Fuiavaili'ili said together with officers from the Prison and Traffic Divisions, the number of employees under the Police Ministry total 887 and include both sworn and non-sworn officers.
Speaking about his men and women’s loyalty and commitment to the community, the Commissioner said they feel a sense of responsibility to the community and love their job.
“We do it because we love it. We love the fact that it gives us this nice feeling inside. At the end of the day, we feel like we did something good for the community and the society to keep our country a little bit safer.
“So it’s a day of no regrets or sad day but it’s like thanksgiving day in the United States where you give thanks to everything that we have.
“Our partners, the law enforcement, each other, families, Government, community, everything and the law too for protecting us and letting us do this job.
“And it’s a day that we remember all the hard things that we had last year and the people we lost.”
The Samoa Police Service is yet to see any of its officers die in the line of duty, though Fuiavaili'ili said they don’t take their job for granted as anything can happen at any time.
“We’ve lost others in off duty from natural deaths so we’re very grateful but also we’re always cognizant that it might not be so we always try to and as the Commissioner, I always try to teach them to uplift the organisation.

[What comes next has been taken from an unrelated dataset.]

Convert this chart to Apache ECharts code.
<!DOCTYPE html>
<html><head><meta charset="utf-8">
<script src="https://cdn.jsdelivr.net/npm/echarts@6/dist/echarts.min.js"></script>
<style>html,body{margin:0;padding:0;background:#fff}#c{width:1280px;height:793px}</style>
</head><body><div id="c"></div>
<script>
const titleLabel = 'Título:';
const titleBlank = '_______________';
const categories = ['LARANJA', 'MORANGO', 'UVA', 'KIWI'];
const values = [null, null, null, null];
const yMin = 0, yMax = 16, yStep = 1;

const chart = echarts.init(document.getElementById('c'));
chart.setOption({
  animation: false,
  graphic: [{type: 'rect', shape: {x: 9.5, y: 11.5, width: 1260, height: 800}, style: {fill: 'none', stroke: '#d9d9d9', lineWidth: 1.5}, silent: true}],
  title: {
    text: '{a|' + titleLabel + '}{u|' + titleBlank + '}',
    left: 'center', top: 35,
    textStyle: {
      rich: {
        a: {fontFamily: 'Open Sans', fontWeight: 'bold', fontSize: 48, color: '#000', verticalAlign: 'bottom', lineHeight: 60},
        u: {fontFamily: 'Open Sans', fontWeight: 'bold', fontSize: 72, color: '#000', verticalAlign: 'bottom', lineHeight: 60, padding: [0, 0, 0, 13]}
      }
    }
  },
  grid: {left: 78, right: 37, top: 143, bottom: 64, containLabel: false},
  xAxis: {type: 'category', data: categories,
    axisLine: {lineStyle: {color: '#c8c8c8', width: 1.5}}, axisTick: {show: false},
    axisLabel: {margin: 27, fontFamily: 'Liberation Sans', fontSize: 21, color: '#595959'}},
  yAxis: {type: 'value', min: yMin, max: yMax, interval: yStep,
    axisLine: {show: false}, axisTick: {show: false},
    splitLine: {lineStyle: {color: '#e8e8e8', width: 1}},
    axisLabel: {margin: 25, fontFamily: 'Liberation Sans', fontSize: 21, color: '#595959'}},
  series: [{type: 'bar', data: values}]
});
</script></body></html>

“Elevate it and don’t rest on our laurels, the stuff that we’ve accomplished already last year, I want to keep pushing to sharpen our skills, motivate the staff, bring better equipment, better technology, awareness, more techniques, make them look sharper because if they look good then they feel good and there’s pride.
“Up the morale so there’s a lot of things that the Police Commissioner can do to make the organisation and to drive it forward to places where they’ve never reached before and I’m so grateful to that opportunity the Samoan Government has given me.”

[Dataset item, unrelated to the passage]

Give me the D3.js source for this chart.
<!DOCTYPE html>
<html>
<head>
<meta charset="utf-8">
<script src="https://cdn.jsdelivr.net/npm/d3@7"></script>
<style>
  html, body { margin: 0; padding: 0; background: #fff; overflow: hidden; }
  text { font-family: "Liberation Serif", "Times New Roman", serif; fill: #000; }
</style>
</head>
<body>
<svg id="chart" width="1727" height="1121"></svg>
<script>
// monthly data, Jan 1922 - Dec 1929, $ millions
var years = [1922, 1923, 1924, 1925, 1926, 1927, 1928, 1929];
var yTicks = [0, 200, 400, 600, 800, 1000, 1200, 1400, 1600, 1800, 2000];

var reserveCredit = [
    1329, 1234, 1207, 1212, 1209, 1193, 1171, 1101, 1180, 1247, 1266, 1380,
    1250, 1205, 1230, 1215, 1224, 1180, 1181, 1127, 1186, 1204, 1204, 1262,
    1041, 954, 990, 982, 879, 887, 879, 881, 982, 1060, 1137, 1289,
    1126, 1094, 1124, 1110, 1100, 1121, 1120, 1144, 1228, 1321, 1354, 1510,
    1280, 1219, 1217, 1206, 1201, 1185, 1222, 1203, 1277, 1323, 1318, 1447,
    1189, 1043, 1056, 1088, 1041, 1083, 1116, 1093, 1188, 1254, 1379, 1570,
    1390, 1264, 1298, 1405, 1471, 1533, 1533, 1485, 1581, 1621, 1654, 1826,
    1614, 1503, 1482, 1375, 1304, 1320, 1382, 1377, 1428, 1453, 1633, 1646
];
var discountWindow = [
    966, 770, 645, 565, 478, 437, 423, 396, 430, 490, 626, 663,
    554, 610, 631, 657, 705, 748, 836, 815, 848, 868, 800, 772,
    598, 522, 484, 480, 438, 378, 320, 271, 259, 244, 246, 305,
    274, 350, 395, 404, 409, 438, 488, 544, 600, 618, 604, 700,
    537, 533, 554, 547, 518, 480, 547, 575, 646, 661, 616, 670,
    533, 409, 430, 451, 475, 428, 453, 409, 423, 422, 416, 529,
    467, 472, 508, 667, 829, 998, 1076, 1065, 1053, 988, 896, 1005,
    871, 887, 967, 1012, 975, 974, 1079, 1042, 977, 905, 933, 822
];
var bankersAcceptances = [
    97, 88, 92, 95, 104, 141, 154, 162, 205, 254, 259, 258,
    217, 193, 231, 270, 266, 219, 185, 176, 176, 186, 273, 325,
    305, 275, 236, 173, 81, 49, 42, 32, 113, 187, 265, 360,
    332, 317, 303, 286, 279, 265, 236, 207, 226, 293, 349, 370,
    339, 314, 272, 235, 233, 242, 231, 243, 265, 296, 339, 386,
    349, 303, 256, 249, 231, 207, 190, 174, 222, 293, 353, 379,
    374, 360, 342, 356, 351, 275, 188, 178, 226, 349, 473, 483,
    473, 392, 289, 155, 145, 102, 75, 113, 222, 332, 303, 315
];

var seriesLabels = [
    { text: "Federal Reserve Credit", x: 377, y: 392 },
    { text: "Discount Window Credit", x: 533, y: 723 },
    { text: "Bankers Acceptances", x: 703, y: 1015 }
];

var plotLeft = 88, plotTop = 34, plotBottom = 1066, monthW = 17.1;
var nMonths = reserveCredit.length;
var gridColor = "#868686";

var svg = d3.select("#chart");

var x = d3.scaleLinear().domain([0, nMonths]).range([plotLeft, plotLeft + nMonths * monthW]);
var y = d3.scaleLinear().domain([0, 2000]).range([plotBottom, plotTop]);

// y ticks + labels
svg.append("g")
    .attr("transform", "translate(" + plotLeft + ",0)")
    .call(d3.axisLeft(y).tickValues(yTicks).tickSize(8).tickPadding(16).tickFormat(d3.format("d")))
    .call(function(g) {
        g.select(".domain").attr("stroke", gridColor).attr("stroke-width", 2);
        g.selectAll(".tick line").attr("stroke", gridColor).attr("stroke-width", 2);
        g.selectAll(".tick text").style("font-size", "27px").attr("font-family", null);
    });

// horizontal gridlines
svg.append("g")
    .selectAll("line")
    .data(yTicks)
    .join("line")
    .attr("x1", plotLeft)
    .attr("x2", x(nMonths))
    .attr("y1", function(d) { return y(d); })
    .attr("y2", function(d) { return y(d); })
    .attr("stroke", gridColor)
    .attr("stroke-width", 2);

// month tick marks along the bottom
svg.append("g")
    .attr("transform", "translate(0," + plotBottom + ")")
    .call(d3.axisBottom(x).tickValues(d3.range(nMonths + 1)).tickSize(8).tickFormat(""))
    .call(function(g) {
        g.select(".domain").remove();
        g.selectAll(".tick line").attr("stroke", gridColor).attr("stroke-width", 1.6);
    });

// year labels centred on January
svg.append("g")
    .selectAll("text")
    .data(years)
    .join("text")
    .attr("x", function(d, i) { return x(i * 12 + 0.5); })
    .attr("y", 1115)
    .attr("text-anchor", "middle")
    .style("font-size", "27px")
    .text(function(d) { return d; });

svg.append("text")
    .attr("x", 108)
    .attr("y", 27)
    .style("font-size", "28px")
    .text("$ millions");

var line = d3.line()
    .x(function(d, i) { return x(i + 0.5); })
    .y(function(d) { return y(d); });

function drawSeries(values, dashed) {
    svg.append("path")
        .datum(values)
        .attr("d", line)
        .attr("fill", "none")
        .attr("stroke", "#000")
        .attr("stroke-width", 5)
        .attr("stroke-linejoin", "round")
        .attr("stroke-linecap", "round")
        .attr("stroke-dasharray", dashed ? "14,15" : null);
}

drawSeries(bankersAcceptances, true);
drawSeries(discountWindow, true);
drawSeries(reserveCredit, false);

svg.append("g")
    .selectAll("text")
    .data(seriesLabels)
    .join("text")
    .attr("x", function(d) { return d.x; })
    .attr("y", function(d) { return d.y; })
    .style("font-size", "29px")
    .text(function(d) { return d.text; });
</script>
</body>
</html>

According to data on police officers who have died in the line of duty, the U.S. has recorded 373 last year, Australia 4, New Zealand 1, Fiji 1, United Kingdom 1, Malaysia 31, Singapore 15 and Papua New Guinea 3.
Fuiavaili'ili said one of his goals while serving his second term in office is for police officers to reach the best of their abilities, propel the organisation forward, and ensure Samoa continues to be a safe country with greener pastures.
He added that one of the accomplishments the Police recorded this year is reaching the highest peak in Samoa, which is Mt Silisili in Savai’i.
“So if we can reach the highest peak in Samoa, we can go anywhere in Samoa in doing our job,” he said.
“So if there’s any faalavelave anywhere, any mountain raids, any valleys and we put ourselves out there in these raids that we do too, to the most dangerous places, we’ve been there, that we’ve accomplished those things so it’s a lot of pride and gives them the confidence to do their job a little bit better.”